Once again, I have a version of Maze2 called Maze2-print that prints out what it's doing. Try it out. Note, Maze2 and Maze1 produce different mazes for the same seeds. This is because they pick different walls to remove.

Again, the makefile compiles Maze2.cpp with all of the disjoint set implementations.

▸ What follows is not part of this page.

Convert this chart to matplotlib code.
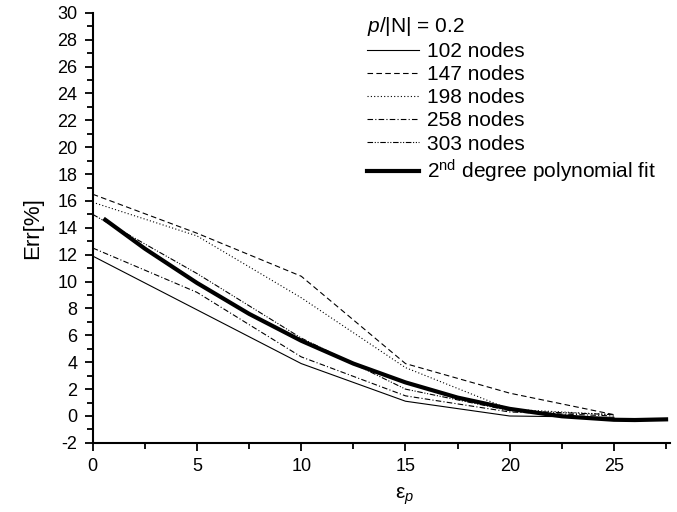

Here are timings, again on castor3:

MazeBase2 200 200 1 no
# Max Height: 1866
# Avg Height: 1570.77
Time: 0:43

MazeSize2 200 200 1 no
# Max Height: 10
# Avg Height: 4.51  
Time: 0:01

MazeHeight2 200 200 1 no
# Max Height: 9
# Avg Height: 4.76  
Time: 0:01

MazeComp2 200 200 1 no
# Max Height: 6
# Avg Height: 2.99  
Time: 0:01

Note that it is indeed faster than Maze1.cpp.

To summarize

You are to write and hand in the following C++ files:

DisjSetsBase.cpp
DisjSetsSize.cpp
DisjSetsHeight.cpp
DisjSetsComp.cpp
Maze1.cpp
Maze2.cpp

You should make these work exactly like mine. All of my executables are in the directory /blugreen/homes/plank/cs302/labs/answers/lab7.

Also, my .o files for DisjSetsxx and Maze1/Maze2 are also in this directory.